Those of a certain age may remember a television programme called It's A Knockout, in which teams representing their home towns competed against each other in comically outlandish games.
Typically, a milkman from Bradford dressed as a chef would attempt to run along a greased slope to deliver pizzas to his cartoon oven, while attached to a bungee cord that threatened to pull him back to a watery fate.
Today, personal privacy is on that slippery slope and unlike the super-fit milkman of yesteryear, the nation has become rather overweight, myopic and totally unaware of the fate that it will inevitably endure.
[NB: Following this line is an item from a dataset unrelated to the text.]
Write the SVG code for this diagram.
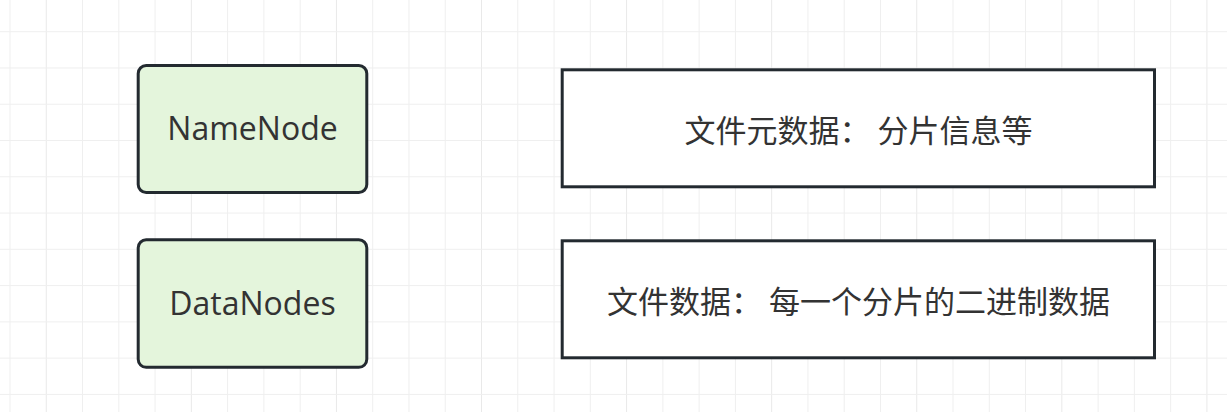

Things are not funny any more; in fact, everything is getting rather serious.
In my previous letter on this subject (Private life drama - leave me out, letters.computing.co.uk), I attempted to highlight that combining all the various databases that contain our personal information could lead to a situation where criminal investigation is reduced to a data-mining exercise.
Safeguards on the use of personal information need to be put in place, or a fully-fledged Big Brother-style police state will be the inevitable outcome.
Your computerised personal information is just too tempting for criminals to ignore, not to mention post-9/11 governments.
Determining how different pieces of information held on separate databases should be allowed to be combined, cross-referenced and analysed is not going to be an easy job.
But sometimes such onerous work must be squarely shouldered, and the easy way out - ignoring it - will just not do.
We often see depicted in police dramas on TV that evidence is inadmissible unless gathered legitimately. In such dramas, the police are not allowed to pursue their hunches and go on "fishing trips" to see what they can uncover. Mining personal data in the real world should require similar sanctions, with genuinely effective protection against any such mavericks.
Unless strict controls are placed on all personal data and how it is used, it will be abused. The nation, just like the plucky milkman from Bradford, needs to get back into shape and fight its way back up that slippery slope. What lies at the bottom is too terrible to contemplate.